From Island Waste to Island Power: The Bali Ocean Plastics Project

A focused narrative on Equation Labs’ partnership with Udayana University in Bali. This article details how ocean waste is being converted into biochar and hydrogen, reducing plastic pollution and empowering remote communities.
Key Points:
- The challenge: Plastic waste + lack of clean power in Bali
- The solution: Deploying the EQX in a university-led initiative
- Technical highlights: Input materials, processing stages, outputs
- Outcomes: Cleaner beaches, student training, pilot energy use
- Vision: Scaling island-based deployments across Southeast Asia
In Bali, the beauty of paradise is at risk—beneath the waves lies a growing tide of plastic pollution. At the same time, rural communities face limited access to clean power and sustainable infrastructure.
Equation Labs saw an opportunity to address both problems with one solution.
A Dual Crisis: Ocean Plastics and Energy Poverty
Every year, thousands of tons of plastic waste wash up on Bali’s shores. While NGOs and volunteers work to clean beaches, the systemic issue remains: what happens to the collected plastic? Meanwhile, diesel generators still power many areas, releasing harmful emissions and draining local economies.

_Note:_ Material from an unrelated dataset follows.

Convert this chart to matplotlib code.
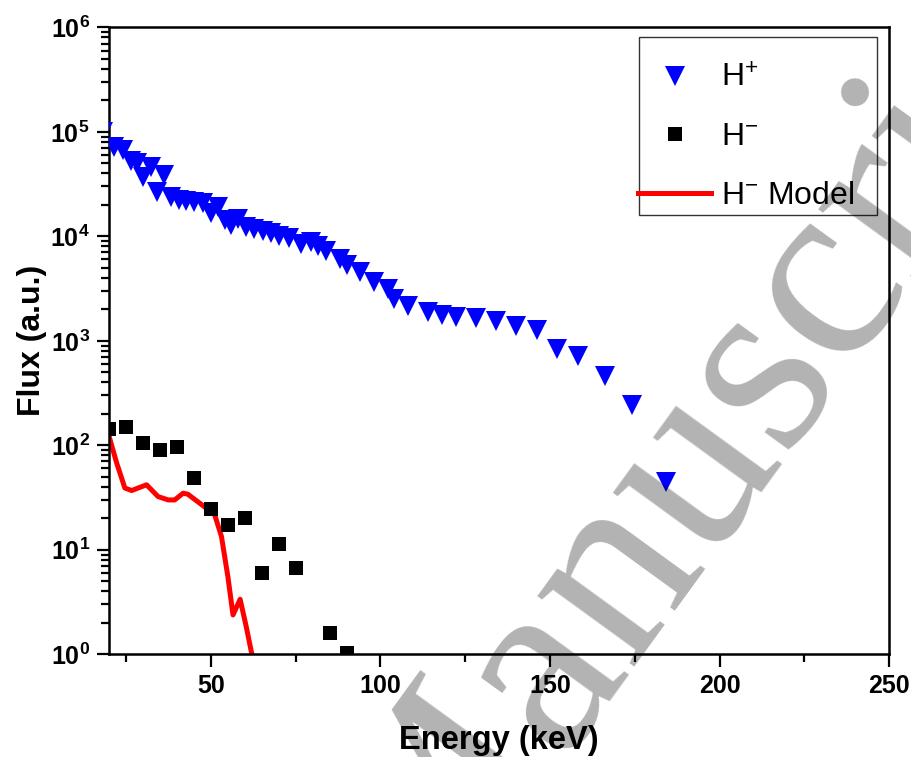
import numpy as np
import matplotlib
matplotlib.use("Agg")
import matplotlib.pyplot as plt
from matplotlib.patches import Rectangle
from matplotlib.ticker import FixedLocator, LogLocator, FuncFormatter, NullFormatter

plt.rcParams["font.family"] = ["Liberation Sans", "DejaVu Sans"]
plt.rcParams["mathtext.fontset"] = "custom"
plt.rcParams["mathtext.rm"] = "Liberation Sans"
plt.rcParams["mathtext.bf"] = "Liberation Sans:bold"

# H+ flux (blue down triangles)
hp_energy = [18.3, 21.3, 24.2, 26.3, 28.3, 30.1, 32.2, 34.2, 36.1, 38.1, 40.5, 42.6,
             45.0, 47.6, 50.0, 52.0, 54.0, 56.0, 58.0, 60.3, 62.8, 65.3, 67.7, 70.2,
             73.1, 76.6, 79.5, 81.5, 84.0, 88.2, 90.2, 94.1, 98.1, 102.2, 104.0, 108.2,
             114.0, 118.0, 122.2, 128.1, 134.1, 140.0, 146.1, 152.2, 158.2, 166.2,
             174.2, 184.1]
hp_flux = [100000, 71800, 66400, 53000, 50000, 37000, 46000, 26500, 39000, 23800,
           22500, 22000, 21500, 21000, 16700, 19000, 14200, 12700, 14500, 12250,
           11800, 11350, 10700, 10150, 9600, 8400, 8800, 8150, 7300, 6100, 5300,
           4530, 3680, 3110, 2500, 2160, 1890, 1750, 1680, 1640, 1550, 1400, 1260,
           827, 717, 460, 245, 45]

# H- flux (black squares)
hm_energy = [20, 25, 30, 35, 40, 45, 50, 55, 60, 65, 70, 75, 85, 90]
hm_flux = [143, 151, 105, 91, 96, 48.5, 24.5, 17.1, 20.1, 6.0, 11.4, 6.7, 1.59, 1.02]

# H- model (red line)
model_energy = [20.0, 22.2, 24.6, 26.6, 31.0, 34.4, 37.4, 39.3, 41.8, 43.2, 46.7,
                51.1, 53.1, 55.0, 56.5, 58.6, 60.4, 61.9, 63.5]
model_flux = [120, 67.5, 39, 36.9, 41.9, 32.3, 30, 30, 34.8, 34, 27.9, 21.6, 13.4,
              5.5, 2.38, 3.36, 1.84, 1.06, 0.7]

fig = plt.figure(figsize=(9.12, 7.57), dpi=100)
ax = fig.add_axes([0.1198, 0.1357, 0.855, 0.8282])

ax.plot(hp_energy, hp_flux, "v", color="#0000ff", markersize=14, markeredgewidth=0,
        label=r"$\mathregular{H^{+}}$", zorder=3)
ax.plot(hm_energy, hm_flux, "s", color="black", markersize=10, markeredgewidth=0,
        label=r"$\mathregular{H^{-}}$", zorder=3)
ax.plot(model_energy, model_flux, "-", color="#ff0000", linewidth=3.6,
        label=r"$\mathregular{H^{-}}$ Model", zorder=2)

ax.set_yscale("log")
ax.set_xlim(20, 250)
ax.set_ylim(1, 1e6)

ax.xaxis.set_major_locator(FixedLocator([50, 100, 150, 200, 250]))
ax.xaxis.set_minor_locator(FixedLocator([25, 75, 125, 175, 225]))
ax.yaxis.set_major_locator(LogLocator(base=10, numticks=10))
ax.yaxis.set_minor_locator(LogLocator(base=10, subs=np.arange(2, 10), numticks=20))
ax.yaxis.set_major_formatter(FuncFormatter(lambda v, p: r"$\mathbf{10^{%d}}$" % round(np.log10(v))))
ax.yaxis.set_minor_formatter(NullFormatter())

ax.tick_params(which="major", direction="out", length=9, width=1.6, labelsize=18, pad=5)
ax.tick_params(which="minor", direction="out", length=5.5, width=1.6)
for lab in ax.get_xticklabels():
    lab.set_fontweight("bold")
for sp in ax.spines.values():
    sp.set_linewidth(1.8)

ax.set_xlabel("Energy (keV)", fontsize=23.5, fontweight="bold", labelpad=20)
ax.set_ylabel("Flux (a.u.)", fontsize=23, fontweight="bold", labelpad=2)

# legend: frameless entries plus a separate box, so the line handle can poke out
leg = ax.legend(loc="upper left", bbox_to_anchor=(0.678, 0.942), fontsize=23,
                frameon=False, handlelength=2.3, handletextpad=0.3,
                labelspacing=0.9, borderpad=0, borderaxespad=0)
ax.add_patch(Rectangle((0.6794, 0.7006), 0.3052, 0.2839, transform=ax.transAxes,
                       fill=False, edgecolor="#333333", linewidth=1.0, zorder=1))

fig.text(0.465, -0.25, "Manuscript", family="Liberation Serif", fontsize=188,
         color="black", alpha=0.3, rotation=54, rotation_mode="anchor",
         ha="left", va="baseline", zorder=10)

plt.savefig("out.png", dpi=100)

A New Approach: Turning Waste Into Power
In collaboration with Udayana University, Equation Labs deployed a pilot project using the EQX system—our modular waste-to-energy technology that converts plastics, biomass, and sludge into syngas, hydrogen, and biochar.
What We Did:
· Converted collected plastics into usable fuel and carbon-sequestering biochar
· Used waste streams from the university and surrounding villages
· Trained engineering students on circular energy systems
· Helped replace polluting diesel use with cleaner, local electricity
“We’re not just managing waste—we’re creating opportunity and education in one of the world’s most beautiful yet threatened regions.”
Results & Vision:
The Bali project proved that waste-to-energy is not just feasible—it’s replicable. We’re now working with partners to expand similar systems to other islands in Indonesia, the Philippines, and beyond.
This is just the beginning. With the right technology and partnerships, island nations don’t have to choose between environmental preservation and energy access. They can have both.